Saved splits can continue from the old split and handle:
- New examples
- Changing test size
- Adapt after removing examples from dataset
- Adapt to new stratification
Examples
import numpy as np
import pandas as pd
from datastream import Dataset
split_datasets = (
Dataset.from_dataframe(pd.DataFrame(dict(
index=np.arange(100),
number=np.arange(100),
)))
.map(lambda row: row['number'])
.split(
key_column='index',
proportions=dict(train=0.8, test=0.2),
seed=700,
)
)
assert len(split_datasets['train']) == 80
assert split_datasets['test'][0] == 3
zip_index
Zip the output with its underlying Dataset index.
Returns
- A new Dataset where each example is a tuple of
(output, index)
Examples
from datastream import Dataset
dataset = Dataset.from_subscriptable([4, 5, 6]).zip_index()

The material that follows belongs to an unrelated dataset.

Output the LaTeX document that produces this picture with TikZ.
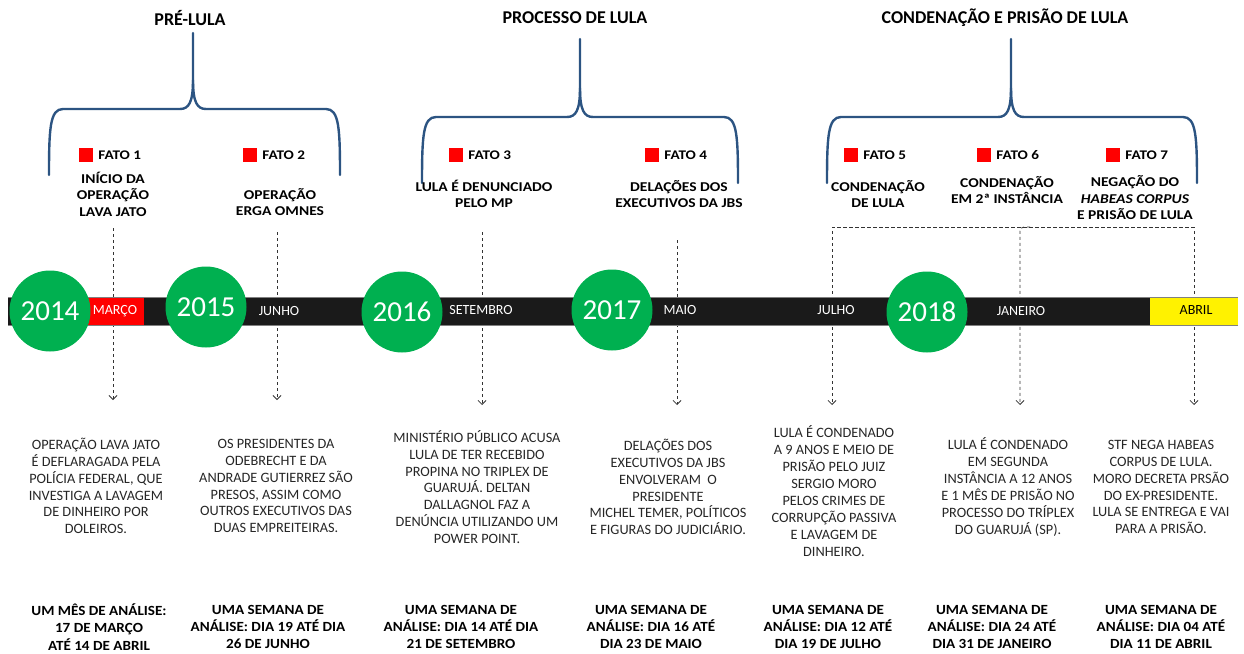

assert dataset[0] == (4, 0)
cache
Cache intermediate step in-memory based on key column.
Parameters
key_column
: Column to use as cache key
Returns
- A new Dataset with caching enabled
Examples
import pandas as pd
from datastream import Dataset
df = pd.DataFrame({'key': ['a', 'b'], 'value': [1, 2]})
dataset = Dataset.from_dataframe(df).cache('key')

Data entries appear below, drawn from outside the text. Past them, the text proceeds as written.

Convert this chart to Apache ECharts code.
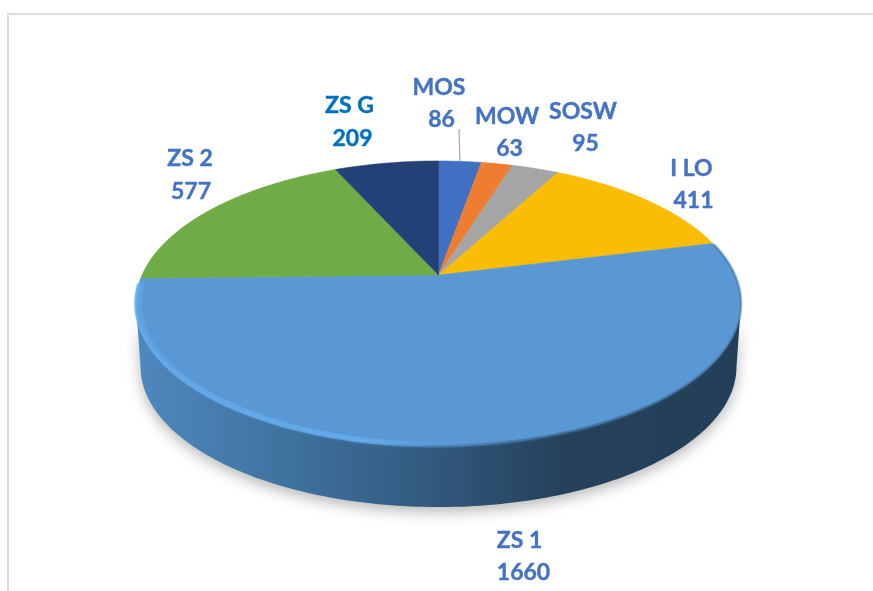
<!DOCTYPE html>
<html>
<head>
<meta charset="utf-8">
<title>Pie</title>
<style>
html, body { margin: 0; padding: 0; background: #fff; }
#main { width: 873px; height: 591px; }
</style>
<script src="https://cdn.jsdelivr.net/npm/echarts@6/dist/echarts.min.js"></script>
</head>
<body>
<div id="main"></div>
<script>
var categories = ['MOS', 'MOW', 'SOSW', 'I LO', 'ZS 1', 'ZS 2', 'ZS G'];
var values = [86, 63, 95, 411, 1660, 577, 209];
var sliceColors = ['#4070c2', '#ee7d30', '#a5a5a5', '#fbbc04', '#5a98d5', '#6fab46', '#234176'];
var labelColors = ['#4472c4', '#4472c4', '#4472c4', '#4472c4', '#4472c4', '#4472c4', '#0070c0'];
// label layout: name x, name y, value x, value y
var labelAnchors = [
    [439, 88, 441.5, 120],
    [507, 117, 509.5, 149],
    [583, 111.5, 585.5, 144],
    [691.5, 169, 693.5, 201],
    [519.5, 541, 523.5, 573],
    [190, 159, 191, 192],
    [349.5, 105.5, 352.5, 139]
];

// projection of the tilted disc
var cx = 438.5, cy = 275, rx = 296.4, ry = 136.8, persp = 0.2;
var wallDrop = 63.6, wallScale = 0.985;

var total = values.reduce(function (a, b) { return a + b; }, 0);
var starts = [];
values.reduce(function (sum, v, i) { starts[i] = sum; return sum + v; }, 0);
var seriesData = values.map(function (v, i) { return [v, starts[i]]; });

function project(deg, scale, drop) {
    var a = deg * Math.PI / 180;
    var u = Math.sin(a), v = -Math.cos(a), w = 1 - persp * v;
    return [cx + scale * rx * u / w, cy + drop + scale * ry * v / w];
}
function arc(from, to, scale, drop) {
    var pts = [], n = Math.max(2, Math.ceil(Math.abs(to - from)));
    for (var i = 0; i <= n; i++) {
        pts.push(project(from + (to - from) * i / n, scale, drop));
    }
    return pts;
}
function sliceAngles(api) {
    var from = api.value(1) / total * 360;
    return [from, from + api.value(0) / total * 360];
}
// part of the rim facing the viewer, left and right tangent points
var frontFrom = 180 - Math.acos(persp) * 180 / Math.PI;
var frontTo = 360 - frontFrom;

function renderWall(params, api) {
    var ang = sliceAngles(api);
    var a = Math.max(ang[0], frontFrom), b = Math.min(ang[1], frontTo);
    if (b <= a) return { type: 'group', children: [] };
    var pts = arc(a, b, 1, 0).concat(arc(b, a, wallScale, wallDrop));
    return {
        type: 'polygon',
        shape: { points: pts },
        style: {
            fill: new echarts.graphic.LinearGradient(1, 0, 0, 0, [
                { offset: 0, color: '#233f58' },
                { offset: 0.3, color: '#25415b' },
                { offset: 0.5, color: '#31587c' },
                { offset: 0.75, color: '#3f729f' },
                { offset: 1, color: '#4f88bf' }
            ]),
            shadowBlur: 14,
            shadowColor: 'rgba(0,0,0,0.28)',
            shadowOffsetY: 5
        }
    };
}

function renderFace(params, api) {
    var ang = sliceAngles(api);
    var pts = [[cx, cy]].concat(arc(ang[0], ang[1], 1, 0));
    var color = sliceColors[params.dataIndex];
    return {
        type: 'polygon',
        shape: { points: pts },
        style: { fill: color, stroke: color, lineWidth: 0.6 }
    };
}

// soft bevel along the front edge: light on the left, fading into the dark wall on the right
function rimLine(a, b, scale, width, stops, blur) {
    return {
        type: 'polyline',
        shape: { points: arc(a, b, scale, 0) },
        style: {
            fill: null,
            lineWidth: width,
            stroke: new echarts.graphic.LinearGradient(1, 0, 0, 0, stops),
            shadowBlur: blur,
            shadowColor: 'rgba(90,150,210,0.5)'
        }
    };
}
function renderRim(params, api) {
    var ang = sliceAngles(api);
    var a = Math.max(ang[0], frontFrom - 25), b = Math.min(ang[1], frontTo + 8);
    if (b <= a) return { type: 'group', children: [] };
    return {
        type: 'group',
        children: [
            rimLine(a, b, 1.0, 3, [
                { offset: 0, color: 'rgba(40,70,100,0.25)' },
                { offset: 0.3, color: 'rgba(45,80,115,0.55)' },
                { offset: 0.5, color: 'rgba(70,120,170,0.6)' },
                { offset: 0.62, color: 'rgba(98,168,232,0.85)' },
                { offset: 1, color: 'rgba(104,176,242,0.85)' }
            ], 2),
            rimLine(a, b, 0.988, 4, [
                { offset: 0, color: 'rgba(90,152,213,0)' },
                { offset: 0.42, color: 'rgba(90,152,213,0)' },
                { offset: 0.62, color: 'rgba(100,172,238,0.9)' },
                { offset: 0.85, color: 'rgba(100,172,238,0.75)' },
                { offset: 1, color: 'rgba(100,172,238,0.5)' }
            ], 5)
        ]
    };
}

function renderLabel(params, api) {
    var i = params.dataIndex, p = labelAnchors[i];
    var font = 'bold 23px Lato, sans-serif';
    function line(text, x, y) {
        return { type: 'text', style: { x: x, y: y, text: text, font: font, fill: labelColors[i], stroke: labelColors[i], lineWidth: 0.4, align: 'center', verticalAlign: 'middle' } };
    }
    var children = [line(categories[i], p[0], p[1]), line(String(api.value(0)), p[2], p[3])];
    if (i === 0) {
        // leader line of the first slice, from its label to the rim
        var mid = project((api.value(1) + api.value(0) / 2) / total * 360, 1.0, 0);
        children.push({ type: 'line', shape: { x1: 459, y1: 129, x2: mid[0], y2: mid[1] }, style: { stroke: '#a6a6a6', lineWidth: 1.2 } });
    }
    return { type: 'group', children: children };
}

function layer(render) {
    return { type: 'custom', coordinateSystem: 'none', silent: true, animation: false, clip: false, renderItem: render, data: seriesData };
}

var myChart = echarts.init(document.getElementById('main'));
myChart.setOption({
    backgroundColor: '#fff',
    animation: false,
    graphic: [
        { type: 'polyline', silent: true, shape: { points: [[8, 591], [8, 14], [873, 14]] }, style: { fill: null, stroke: '#dcdcdc', lineWidth: 2 } }
    ],
    series: [layer(renderWall), layer(renderFace), layer(renderRim), layer(renderLabel)]
});
</script>
</body>
</html>
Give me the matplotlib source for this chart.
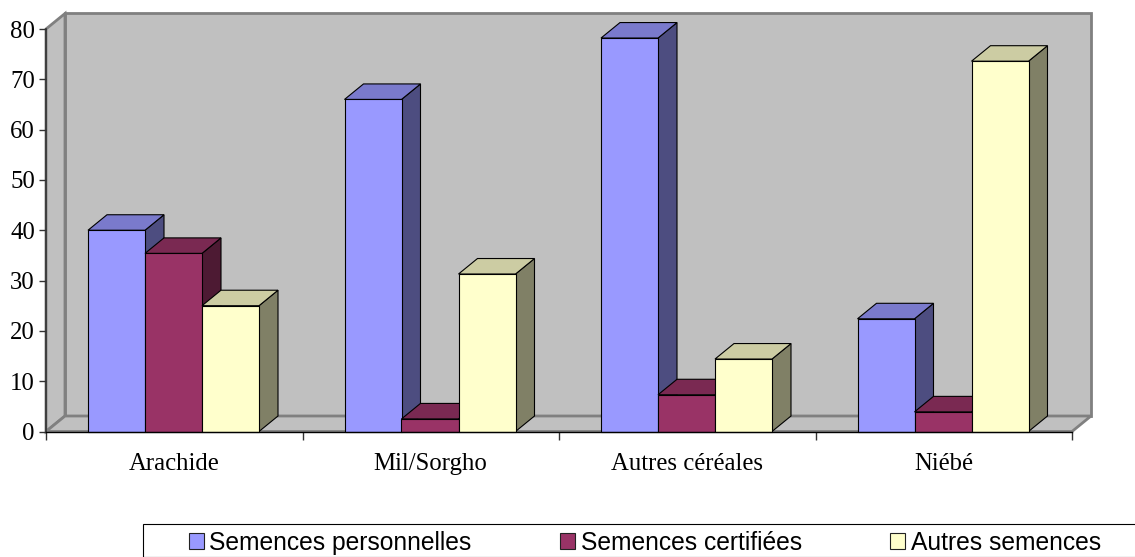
#!/usr/bin/env python3
import matplotlib
matplotlib.use('Agg')
import matplotlib.pyplot as plt
import numpy as np
from matplotlib.patches import Polygon, Rectangle

# Data
categories = ['Arachide', 'Mil/Sorgho', 'Autres céréales', 'Niébé']
series_names = ['Semences personnelles', 'Semences certifiées', 'Autres semences']
personnelles = [40, 66, 78.2, 22.4]
certifiees = [35.4, 2.5, 7.3, 3.9]
autres = [25, 31.3, 14.4, 73.6]
y_ticks = [0, 10, 20, 30, 40, 50, 60, 70, 80]

# front, top, side
colors = [
    ['#9999FF', '#7A7ACC', '#4D4D80'],
    ['#993366', '#7A2952', '#4D1A33'],
    ['#FFFFCC', '#CCCCA3', '#808066'],
]

W, H = 1135, 557
fig = plt.figure(figsize=(W / 100, H / 100), dpi=100, facecolor='white')
ax = fig.add_axes([46 / W, 1 - 431.5 / H, 1026 / W, 402.5 / H])
ax.set_facecolor('none')
ax.set_xlim(0, 4)
ax.set_ylim(0, 80)

# 3D depth in data units
dx = 19 / 256.5
dy = 15.5 / 5.03
bar_w = 57 / 256.5
start = 42 / 256.5

wall = '#C0C0C0'
wall_edge = '#808080'
ax.add_patch(Polygon([(dx, dy), (4 + dx, dy), (4 + dx, 80 + dy), (dx, 80 + dy)], closed=True,
                     facecolor=wall, edgecolor=wall_edge, lw=2, clip_on=False, zorder=1))
ax.add_patch(Polygon([(0, 0), (dx, dy), (dx, 80 + dy), (0, 80)], closed=True,
                     facecolor=wall, edgecolor=wall_edge, lw=2, clip_on=False, zorder=1))
ax.add_patch(Polygon([(0, 0), (4, 0), (4 + dx, dy), (dx, dy)], closed=True,
                     facecolor=wall, edgecolor=wall_edge, lw=2, clip_on=False, zorder=1))

x = np.arange(len(categories))
z = 2
for i in x:
    for j, vals in enumerate([personnelles, certifiees, autres]):
        x0 = i + start + j * bar_w
        x1 = x0 + bar_w
        v = vals[i]
        c = colors[j]
        ax.add_patch(Polygon([(x1, 0), (x1 + dx, dy), (x1 + dx, v + dy), (x1, v)], closed=True,
                             facecolor=c[2], edgecolor='black', lw=0.8, clip_on=False, zorder=z))
        ax.add_patch(Polygon([(x0, v), (x1, v), (x1 + dx, v + dy), (x0 + dx, v + dy)], closed=True,
                             facecolor=c[1], edgecolor='black', lw=0.8, clip_on=False, zorder=z))
        ax.bar(x0, v, width=bar_w, align='edge', color=c[0], edgecolor='black', lw=0.8,
               clip_on=False, zorder=z + 0.5)
        z += 1

for s in ['top', 'right']:
    ax.spines[s].set_visible(False)
ax.spines['left'].set_color('#333333')
ax.spines['bottom'].set_color('black')
ax.spines['left'].set_linewidth(1.2)
ax.spines['bottom'].set_linewidth(1)
ax.spines['left'].set_zorder(50)
ax.spines['bottom'].set_zorder(50)

ax.set_yticks(y_ticks)
ax.set_yticklabels([str(t) for t in y_ticks], family='Liberation Serif', fontsize=17.8)
ax.tick_params(axis='y', length=5, width=1, pad=3, color='#333333')
ax.set_xticks(np.arange(len(categories) + 1))
ax.set_xticklabels([])
ax.tick_params(axis='x', which='major', length=6, width=1, color='#333333')
ax.set_xticks(x + 0.5, minor=True)
ax.set_xticklabels(categories, minor=True, family='Liberation Serif', fontsize=17.8)
ax.tick_params(axis='x', which='minor', length=0, pad=15.5)

# Legend frame runs off the right side of the picture
fig.add_artist(Rectangle((142.5 / W, 0), 1200 / W, 1 - 524 / H, transform=fig.transFigure,
                         facecolor='white', edgecolor='black', lw=0.8))
handles = [Rectangle((0, 0), 1, 1, facecolor=colors[k][0], edgecolor='#222222', lw=0.8) for k in range(3)]
fig.legend(handles, series_names, loc='center left', bbox_to_anchor=(188.5 / W, 1 - 543 / H), ncol=3,
           frameon=False, prop={'family': 'Liberation Sans', 'size': 17.7},
           handlelength=0.62, handleheight=0.62, handletextpad=0.22, columnspacing=3.6,
           borderpad=0, borderaxespad=0)

fig.savefig('out.png', dpi=100, facecolor='white')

assert dataset[0]['value'] == 1
concat
Concatenate multiple datasets together.
Parameters
datasets
: List of datasets to concatenate
Returns
- A new Dataset combining all input datasets
Notes
Consider using Datastream.merge
if you have multiple data sources instead as it allows you to control the number of samples from each source in the training batches.
Examples
from datastream import Dataset
dataset1 = Dataset.from_subscriptable([1, 2])
dataset2 = Dataset.from_subscriptable([3, 4])
combined = Dataset.concat([dataset1, dataset2])
assert len(combined) == 4
assert combined[2] == 3
combine
Zip multiple datasets together so that all combinations of examples are possible.
Parameters
datasets
: List of datasets to combine
Returns
- A new Dataset yielding tuples of all possible combinations
Notes
Creates tuples like (example1, example2, ...)
for all possible combinations (i.e. the cartesian product).